= Alonso de San Buenaventura =

Spanish Franciscan friar and missionary evangelist

Alonso de San Buenaventura (died December 6, 1597, in San Francisco del Monte, Chile) was a Spanish Franciscan friar and missionary evangelist. He entered the Franciscan order at the convent of Our Lady of Loreto in Espartinas, Seville. After being ordained priest, he enlisted a group of Franciscans for missionary work in Paraguay. Among these was the deacon Luis de Bolaños, later the initiator of the system of Indian reductions.

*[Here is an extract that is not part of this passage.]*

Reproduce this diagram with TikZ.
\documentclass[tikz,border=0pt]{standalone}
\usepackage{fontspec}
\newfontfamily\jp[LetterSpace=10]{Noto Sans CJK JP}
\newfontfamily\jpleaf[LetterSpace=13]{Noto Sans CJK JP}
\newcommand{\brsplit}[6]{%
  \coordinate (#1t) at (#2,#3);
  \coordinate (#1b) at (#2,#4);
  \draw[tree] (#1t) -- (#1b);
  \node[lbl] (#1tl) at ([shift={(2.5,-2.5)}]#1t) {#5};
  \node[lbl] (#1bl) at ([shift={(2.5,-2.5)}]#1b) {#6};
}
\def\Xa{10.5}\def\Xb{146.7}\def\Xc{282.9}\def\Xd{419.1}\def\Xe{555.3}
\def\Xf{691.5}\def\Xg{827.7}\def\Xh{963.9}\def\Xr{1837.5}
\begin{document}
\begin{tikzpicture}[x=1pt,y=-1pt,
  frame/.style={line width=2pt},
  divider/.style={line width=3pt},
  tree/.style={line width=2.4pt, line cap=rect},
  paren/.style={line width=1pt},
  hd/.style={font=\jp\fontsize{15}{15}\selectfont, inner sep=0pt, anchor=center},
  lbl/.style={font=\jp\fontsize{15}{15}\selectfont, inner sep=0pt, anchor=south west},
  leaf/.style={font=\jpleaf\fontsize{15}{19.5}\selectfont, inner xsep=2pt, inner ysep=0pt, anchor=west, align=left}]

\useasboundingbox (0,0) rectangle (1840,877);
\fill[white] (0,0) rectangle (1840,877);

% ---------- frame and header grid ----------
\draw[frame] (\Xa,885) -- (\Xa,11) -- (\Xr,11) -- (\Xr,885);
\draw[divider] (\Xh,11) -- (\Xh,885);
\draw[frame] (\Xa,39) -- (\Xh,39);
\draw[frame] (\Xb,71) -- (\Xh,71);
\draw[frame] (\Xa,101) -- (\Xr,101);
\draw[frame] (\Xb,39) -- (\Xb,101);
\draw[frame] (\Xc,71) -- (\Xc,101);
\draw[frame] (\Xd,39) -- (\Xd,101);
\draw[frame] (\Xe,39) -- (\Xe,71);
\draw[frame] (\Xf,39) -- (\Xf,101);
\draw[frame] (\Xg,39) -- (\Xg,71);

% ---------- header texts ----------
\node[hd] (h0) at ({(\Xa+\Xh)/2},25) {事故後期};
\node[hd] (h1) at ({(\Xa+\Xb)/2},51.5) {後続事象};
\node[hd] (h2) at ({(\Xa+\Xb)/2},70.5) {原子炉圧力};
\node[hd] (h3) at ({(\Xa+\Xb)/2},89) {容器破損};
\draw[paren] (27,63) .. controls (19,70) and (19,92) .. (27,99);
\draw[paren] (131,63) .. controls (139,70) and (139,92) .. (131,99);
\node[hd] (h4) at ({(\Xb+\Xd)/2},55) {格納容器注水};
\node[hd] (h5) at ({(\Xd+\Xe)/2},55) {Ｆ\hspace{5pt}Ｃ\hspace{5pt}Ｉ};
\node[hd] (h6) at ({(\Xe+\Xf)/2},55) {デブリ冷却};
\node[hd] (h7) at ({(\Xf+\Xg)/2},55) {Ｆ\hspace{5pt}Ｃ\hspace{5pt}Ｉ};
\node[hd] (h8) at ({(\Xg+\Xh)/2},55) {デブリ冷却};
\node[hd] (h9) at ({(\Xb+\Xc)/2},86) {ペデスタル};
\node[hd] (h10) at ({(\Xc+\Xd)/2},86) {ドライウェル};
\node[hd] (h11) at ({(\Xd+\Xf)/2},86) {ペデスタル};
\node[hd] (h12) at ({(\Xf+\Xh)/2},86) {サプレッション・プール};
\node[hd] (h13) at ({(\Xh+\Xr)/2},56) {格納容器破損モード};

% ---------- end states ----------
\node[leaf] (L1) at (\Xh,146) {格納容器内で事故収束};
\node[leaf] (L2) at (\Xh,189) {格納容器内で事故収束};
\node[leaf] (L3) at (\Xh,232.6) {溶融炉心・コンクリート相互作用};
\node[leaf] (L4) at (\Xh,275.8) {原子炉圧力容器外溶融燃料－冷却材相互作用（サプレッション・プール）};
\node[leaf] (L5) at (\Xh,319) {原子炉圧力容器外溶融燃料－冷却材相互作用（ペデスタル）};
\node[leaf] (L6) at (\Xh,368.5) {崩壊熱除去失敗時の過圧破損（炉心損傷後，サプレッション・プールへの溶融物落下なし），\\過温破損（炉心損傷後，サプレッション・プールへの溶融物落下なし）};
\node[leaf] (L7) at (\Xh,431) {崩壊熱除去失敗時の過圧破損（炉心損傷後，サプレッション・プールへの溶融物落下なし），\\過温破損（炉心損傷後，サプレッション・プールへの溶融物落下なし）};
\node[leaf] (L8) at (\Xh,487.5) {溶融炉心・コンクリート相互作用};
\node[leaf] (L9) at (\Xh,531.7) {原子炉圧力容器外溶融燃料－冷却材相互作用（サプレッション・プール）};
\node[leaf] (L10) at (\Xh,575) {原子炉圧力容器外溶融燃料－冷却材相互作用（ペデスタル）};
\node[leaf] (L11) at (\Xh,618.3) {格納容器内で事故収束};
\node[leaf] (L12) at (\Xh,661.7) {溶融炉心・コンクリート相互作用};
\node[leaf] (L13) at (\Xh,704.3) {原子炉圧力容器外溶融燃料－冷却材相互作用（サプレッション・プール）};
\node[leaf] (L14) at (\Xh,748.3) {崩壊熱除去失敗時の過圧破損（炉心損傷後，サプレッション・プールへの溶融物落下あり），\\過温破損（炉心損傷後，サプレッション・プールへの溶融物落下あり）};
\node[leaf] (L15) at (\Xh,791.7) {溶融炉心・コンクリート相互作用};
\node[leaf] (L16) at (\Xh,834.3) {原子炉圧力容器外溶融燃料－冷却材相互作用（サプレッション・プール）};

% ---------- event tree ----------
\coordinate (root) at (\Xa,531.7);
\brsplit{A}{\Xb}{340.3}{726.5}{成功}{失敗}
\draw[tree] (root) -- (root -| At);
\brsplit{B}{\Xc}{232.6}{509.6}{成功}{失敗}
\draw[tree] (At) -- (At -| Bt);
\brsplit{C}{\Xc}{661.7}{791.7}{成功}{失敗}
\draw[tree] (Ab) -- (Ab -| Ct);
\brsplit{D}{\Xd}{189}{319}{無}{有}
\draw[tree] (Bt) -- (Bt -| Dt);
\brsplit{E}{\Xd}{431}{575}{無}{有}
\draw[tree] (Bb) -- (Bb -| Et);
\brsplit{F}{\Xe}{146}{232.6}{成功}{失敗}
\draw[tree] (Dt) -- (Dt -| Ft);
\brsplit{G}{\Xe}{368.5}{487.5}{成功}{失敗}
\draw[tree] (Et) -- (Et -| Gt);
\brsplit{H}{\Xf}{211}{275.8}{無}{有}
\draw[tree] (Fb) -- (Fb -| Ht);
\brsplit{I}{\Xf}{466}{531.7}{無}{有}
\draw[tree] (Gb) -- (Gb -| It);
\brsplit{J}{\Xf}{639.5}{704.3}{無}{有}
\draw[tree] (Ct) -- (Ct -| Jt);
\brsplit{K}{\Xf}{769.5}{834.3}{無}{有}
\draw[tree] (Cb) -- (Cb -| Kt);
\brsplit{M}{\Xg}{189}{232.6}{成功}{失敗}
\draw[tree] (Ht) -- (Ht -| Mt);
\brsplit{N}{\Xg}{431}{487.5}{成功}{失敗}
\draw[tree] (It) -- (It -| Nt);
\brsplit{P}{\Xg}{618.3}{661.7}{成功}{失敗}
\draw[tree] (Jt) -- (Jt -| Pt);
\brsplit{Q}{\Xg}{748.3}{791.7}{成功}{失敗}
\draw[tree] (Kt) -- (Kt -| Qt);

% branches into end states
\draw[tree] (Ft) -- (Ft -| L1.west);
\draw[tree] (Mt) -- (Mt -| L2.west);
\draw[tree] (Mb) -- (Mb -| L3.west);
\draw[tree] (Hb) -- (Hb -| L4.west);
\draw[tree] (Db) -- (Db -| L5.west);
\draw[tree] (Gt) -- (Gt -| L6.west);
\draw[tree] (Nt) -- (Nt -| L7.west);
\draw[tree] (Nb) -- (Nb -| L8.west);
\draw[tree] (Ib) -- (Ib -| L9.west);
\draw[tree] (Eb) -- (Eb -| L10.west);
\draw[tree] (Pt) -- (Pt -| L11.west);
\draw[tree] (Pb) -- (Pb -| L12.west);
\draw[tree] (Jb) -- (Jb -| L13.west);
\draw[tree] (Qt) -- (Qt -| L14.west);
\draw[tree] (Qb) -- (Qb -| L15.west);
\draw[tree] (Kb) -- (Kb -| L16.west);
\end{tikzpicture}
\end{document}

The party embarked in 1572 with the expedition led by the Adelantado Juan Ortiz de Zárate, which arrived in Asunción (the capital of present-day Paraguay) in 1575. For many years the Franciscans worked there, spreading the Gospel and doctrine, and founding missions and reductions among the Guaraní tribes.

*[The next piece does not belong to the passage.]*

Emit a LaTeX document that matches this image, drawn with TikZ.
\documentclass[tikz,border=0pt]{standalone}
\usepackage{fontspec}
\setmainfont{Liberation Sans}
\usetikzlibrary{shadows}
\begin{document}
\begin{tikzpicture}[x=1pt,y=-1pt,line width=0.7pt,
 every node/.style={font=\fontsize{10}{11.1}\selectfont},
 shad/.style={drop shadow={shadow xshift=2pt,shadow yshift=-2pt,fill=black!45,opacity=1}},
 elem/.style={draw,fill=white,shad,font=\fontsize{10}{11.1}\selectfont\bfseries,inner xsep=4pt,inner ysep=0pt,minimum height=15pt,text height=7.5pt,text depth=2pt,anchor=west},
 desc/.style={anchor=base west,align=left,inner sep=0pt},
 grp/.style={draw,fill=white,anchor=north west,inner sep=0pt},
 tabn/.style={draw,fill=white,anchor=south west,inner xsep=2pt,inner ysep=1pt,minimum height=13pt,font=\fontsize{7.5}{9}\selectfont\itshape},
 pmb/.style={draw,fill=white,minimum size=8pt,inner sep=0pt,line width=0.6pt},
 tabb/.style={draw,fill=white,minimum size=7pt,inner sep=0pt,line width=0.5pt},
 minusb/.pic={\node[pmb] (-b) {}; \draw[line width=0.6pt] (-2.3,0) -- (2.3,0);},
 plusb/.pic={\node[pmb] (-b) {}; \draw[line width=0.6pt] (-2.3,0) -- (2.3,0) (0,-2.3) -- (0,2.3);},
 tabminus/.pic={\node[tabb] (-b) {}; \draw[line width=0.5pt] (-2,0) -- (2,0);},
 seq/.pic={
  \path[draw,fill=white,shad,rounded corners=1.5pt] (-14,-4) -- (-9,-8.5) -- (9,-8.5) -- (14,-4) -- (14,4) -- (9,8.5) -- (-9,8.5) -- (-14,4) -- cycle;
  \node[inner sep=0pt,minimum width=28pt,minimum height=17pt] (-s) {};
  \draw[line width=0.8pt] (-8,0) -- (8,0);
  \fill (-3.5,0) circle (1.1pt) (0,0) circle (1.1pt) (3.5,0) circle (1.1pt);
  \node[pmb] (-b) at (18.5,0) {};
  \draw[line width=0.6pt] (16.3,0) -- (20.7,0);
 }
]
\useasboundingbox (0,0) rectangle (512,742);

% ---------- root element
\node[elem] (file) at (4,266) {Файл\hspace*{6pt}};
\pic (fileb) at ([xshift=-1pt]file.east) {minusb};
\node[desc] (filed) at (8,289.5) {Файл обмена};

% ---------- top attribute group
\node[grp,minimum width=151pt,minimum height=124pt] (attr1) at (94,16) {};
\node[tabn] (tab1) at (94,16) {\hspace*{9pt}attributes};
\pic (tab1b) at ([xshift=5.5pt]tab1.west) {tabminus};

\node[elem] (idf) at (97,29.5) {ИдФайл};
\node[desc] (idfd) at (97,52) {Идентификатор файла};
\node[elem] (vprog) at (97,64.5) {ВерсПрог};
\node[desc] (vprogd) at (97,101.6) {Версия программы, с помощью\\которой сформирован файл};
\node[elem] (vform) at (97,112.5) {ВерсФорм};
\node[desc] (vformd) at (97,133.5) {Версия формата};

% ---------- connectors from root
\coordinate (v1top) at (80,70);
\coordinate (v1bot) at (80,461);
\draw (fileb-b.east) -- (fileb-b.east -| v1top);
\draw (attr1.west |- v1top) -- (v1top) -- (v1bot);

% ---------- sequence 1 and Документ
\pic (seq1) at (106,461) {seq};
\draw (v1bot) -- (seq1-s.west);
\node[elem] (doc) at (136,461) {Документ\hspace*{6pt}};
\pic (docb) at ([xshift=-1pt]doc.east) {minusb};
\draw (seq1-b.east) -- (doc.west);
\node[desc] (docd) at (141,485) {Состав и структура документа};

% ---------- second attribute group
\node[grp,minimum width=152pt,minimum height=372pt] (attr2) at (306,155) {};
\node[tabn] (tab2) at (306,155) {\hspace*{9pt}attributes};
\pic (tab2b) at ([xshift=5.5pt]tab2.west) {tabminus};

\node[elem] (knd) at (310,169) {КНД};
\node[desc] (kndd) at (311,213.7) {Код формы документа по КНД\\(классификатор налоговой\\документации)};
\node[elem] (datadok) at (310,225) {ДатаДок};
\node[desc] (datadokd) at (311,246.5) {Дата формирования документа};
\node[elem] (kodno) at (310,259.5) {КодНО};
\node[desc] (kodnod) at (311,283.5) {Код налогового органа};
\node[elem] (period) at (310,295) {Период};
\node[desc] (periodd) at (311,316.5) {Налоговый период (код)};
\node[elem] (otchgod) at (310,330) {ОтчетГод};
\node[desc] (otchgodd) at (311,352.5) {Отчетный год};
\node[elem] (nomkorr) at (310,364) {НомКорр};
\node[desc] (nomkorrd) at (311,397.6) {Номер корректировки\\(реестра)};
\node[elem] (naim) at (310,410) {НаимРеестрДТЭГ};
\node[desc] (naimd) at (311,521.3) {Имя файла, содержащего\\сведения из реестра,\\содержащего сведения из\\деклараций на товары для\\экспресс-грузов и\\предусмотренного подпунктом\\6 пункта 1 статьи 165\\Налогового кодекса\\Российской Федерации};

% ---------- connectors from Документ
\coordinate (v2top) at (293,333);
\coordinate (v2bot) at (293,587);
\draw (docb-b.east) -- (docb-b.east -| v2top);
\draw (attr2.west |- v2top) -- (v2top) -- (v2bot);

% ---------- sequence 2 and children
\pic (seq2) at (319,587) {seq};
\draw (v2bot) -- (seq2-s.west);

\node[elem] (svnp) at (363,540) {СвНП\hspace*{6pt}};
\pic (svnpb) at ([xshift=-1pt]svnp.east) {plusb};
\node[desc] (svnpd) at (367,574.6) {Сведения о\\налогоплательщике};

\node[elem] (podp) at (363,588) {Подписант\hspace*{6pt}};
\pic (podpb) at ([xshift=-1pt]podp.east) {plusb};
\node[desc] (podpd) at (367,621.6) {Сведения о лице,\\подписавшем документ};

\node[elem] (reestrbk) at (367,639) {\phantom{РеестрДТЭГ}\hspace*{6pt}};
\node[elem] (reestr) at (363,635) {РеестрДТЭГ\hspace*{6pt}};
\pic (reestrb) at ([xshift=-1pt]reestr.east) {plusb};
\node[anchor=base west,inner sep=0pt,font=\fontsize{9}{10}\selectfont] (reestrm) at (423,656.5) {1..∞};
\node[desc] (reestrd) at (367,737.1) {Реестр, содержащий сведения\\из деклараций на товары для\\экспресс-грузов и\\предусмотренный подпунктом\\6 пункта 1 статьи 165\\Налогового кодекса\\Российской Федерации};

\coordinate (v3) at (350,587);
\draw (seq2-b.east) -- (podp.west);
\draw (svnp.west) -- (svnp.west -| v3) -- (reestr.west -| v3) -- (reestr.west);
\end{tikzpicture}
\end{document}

San Buenaventura returned to Spain to recruit more missionaries in 1585. He stopped in Lima (present-day Peru) for two years to teach novices, and came back to Paraguay in 1588–1589 with a new group of Franciscans. He repeated the round trip to Spain and back in 1592–1593, this time bringing 24 more missionaries, including Martín Ignacio de Loyola, who was then bishop of the Río de la Plata diocese. They arrived in Panama and went through Peru and south. In Santiago, Chile, San Buenaventura fell ill, and died at the convent of San Francisco del Monte.